## What is expected
Return all of the data exactly, with nothing left out but the pictures.

## Collected data
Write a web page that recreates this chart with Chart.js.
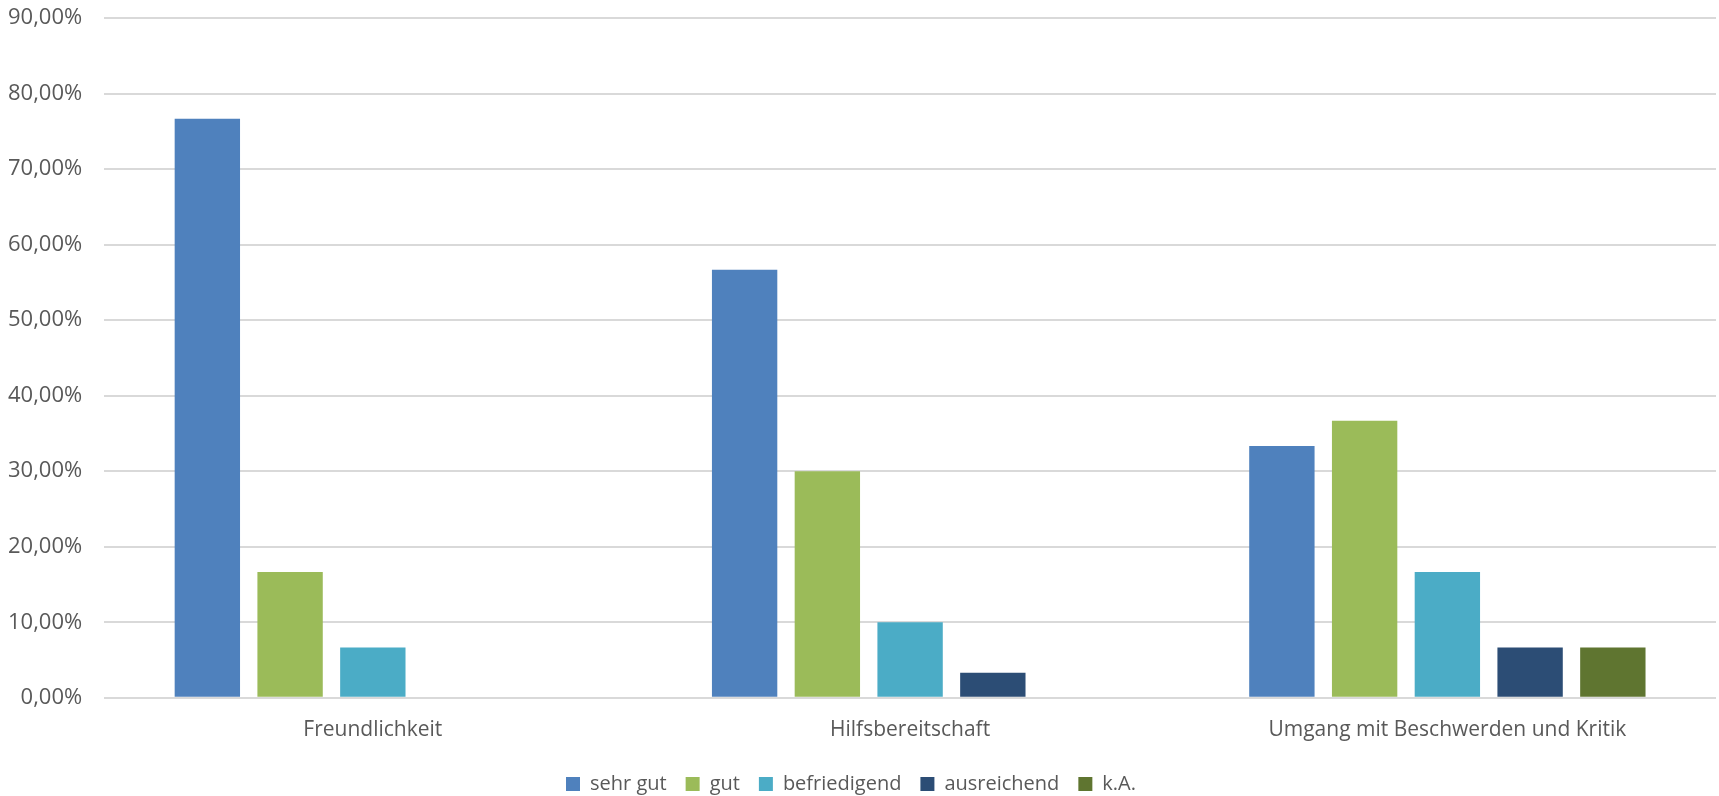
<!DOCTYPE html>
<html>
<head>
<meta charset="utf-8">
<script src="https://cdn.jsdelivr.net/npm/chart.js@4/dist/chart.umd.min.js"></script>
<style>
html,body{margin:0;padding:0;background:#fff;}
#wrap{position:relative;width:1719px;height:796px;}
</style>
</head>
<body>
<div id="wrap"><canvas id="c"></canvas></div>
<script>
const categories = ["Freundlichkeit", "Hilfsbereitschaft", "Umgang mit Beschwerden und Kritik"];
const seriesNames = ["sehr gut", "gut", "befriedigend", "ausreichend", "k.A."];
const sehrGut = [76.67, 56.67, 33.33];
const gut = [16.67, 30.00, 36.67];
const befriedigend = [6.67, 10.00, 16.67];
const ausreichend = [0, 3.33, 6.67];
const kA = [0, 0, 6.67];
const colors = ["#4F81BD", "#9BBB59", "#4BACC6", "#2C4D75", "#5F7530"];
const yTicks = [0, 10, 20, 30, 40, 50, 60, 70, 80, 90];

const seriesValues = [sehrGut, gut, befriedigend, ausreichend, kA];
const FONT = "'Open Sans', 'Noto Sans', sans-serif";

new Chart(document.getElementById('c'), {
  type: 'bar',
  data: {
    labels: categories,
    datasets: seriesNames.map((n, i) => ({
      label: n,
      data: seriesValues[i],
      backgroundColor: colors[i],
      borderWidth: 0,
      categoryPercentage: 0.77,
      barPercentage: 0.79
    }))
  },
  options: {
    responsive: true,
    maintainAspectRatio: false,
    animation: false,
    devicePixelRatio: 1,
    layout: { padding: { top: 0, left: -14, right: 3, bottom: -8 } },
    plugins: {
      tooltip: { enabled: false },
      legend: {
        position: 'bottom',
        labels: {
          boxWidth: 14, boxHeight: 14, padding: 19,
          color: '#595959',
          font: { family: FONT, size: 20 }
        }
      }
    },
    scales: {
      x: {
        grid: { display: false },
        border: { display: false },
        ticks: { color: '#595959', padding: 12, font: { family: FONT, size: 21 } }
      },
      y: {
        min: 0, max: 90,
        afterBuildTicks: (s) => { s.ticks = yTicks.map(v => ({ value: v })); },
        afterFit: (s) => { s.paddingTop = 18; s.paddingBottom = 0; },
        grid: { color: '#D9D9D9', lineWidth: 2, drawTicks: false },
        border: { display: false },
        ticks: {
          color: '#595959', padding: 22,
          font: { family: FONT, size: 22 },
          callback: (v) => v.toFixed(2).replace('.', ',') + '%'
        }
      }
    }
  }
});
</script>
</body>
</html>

## Response
Write a web page that recreates this chart with Chart.js.
<!DOCTYPE html>
<html>
<head>
<meta charset="utf-8">
<script src="https://cdn.jsdelivr.net/npm/chart.js@4/dist/chart.umd.min.js"></script>
<style>
html,body{margin:0;padding:0;background:#fff;}
#wrap{position:relative;width:1719px;height:796px;}
</style>
</head>
<body>
<div id="wrap"><canvas id="c"></canvas></div>
<script>
const categories = ["Freundlichkeit", "Hilfsbereitschaft", "Umgang mit Beschwerden und Kritik"];
const seriesNames = ["sehr gut", "gut", "befriedigend", "ausreichend", "k.A."];
const sehrGut = [76.67, 56.67, 33.33];
const gut = [16.67, 30.00, 36.67];
const befriedigend = [6.67, 10.00, 16.67];
const ausreichend = [0, 3.33, 6.67];
const kA = [0, 0, 6.67];
const colors = ["#4F81BD", "#9BBB59", "#4BACC6", "#2C4D75", "#5F7530"];
const yTicks = [0, 10, 20, 30, 40, 50, 60, 70, 80, 90];

const seriesValues = [sehrGut, gut, befriedigend, ausreichend, kA];
const FONT = "'Open Sans', 'Noto Sans', sans-serif";

new Chart(document.getElementById('c'), {
  type: 'bar',
  data: {
    labels: categories,
    datasets: seriesNames.map((n, i) => ({
      label: n,
      data: seriesValues[i],
      backgroundColor: colors[i],
      borderWidth: 0,
      categoryPercentage: 0.77,
      barPercentage: 0.79
    }))
  },
  options: {
    responsive: true,
    maintainAspectRatio: false,
    animation: false,
    devicePixelRatio: 1,
    layout: { padding: { top: 0, left: -14, right: 3, bottom: -8 } },
    plugins: {
      tooltip: { enabled: false },
      legend: {
        position: 'bottom',
        labels: {
          boxWidth: 14, boxHeight: 14, padding: 19,
          color: '#595959',
          font: { family: FONT, size: 20 }
        }
      }
    },
    scales: {
      x: {
        grid: { display: false },
        border: { display: false },
        ticks: { color: '#595959', padding: 12, font: { family: FONT, size: 21 } }
      },
      y: {
        min: 0, max: 90,
        afterBuildTicks: (s) => { s.ticks = yTicks.map(v => ({ value: v })); },
        afterFit: (s) => { s.paddingTop = 18; s.paddingBottom = 0; },
        grid: { color: '#D9D9D9', lineWidth: 2, drawTicks: false },
        border: { display: false },
        ticks: {
          color: '#595959', padding: 22,
          font: { family: FONT, size: 22 },
          callback: (v) => v.toFixed(2).replace('.', ',') + '%'
        }
      }
    }
  }
});
</script>
</body>
</html>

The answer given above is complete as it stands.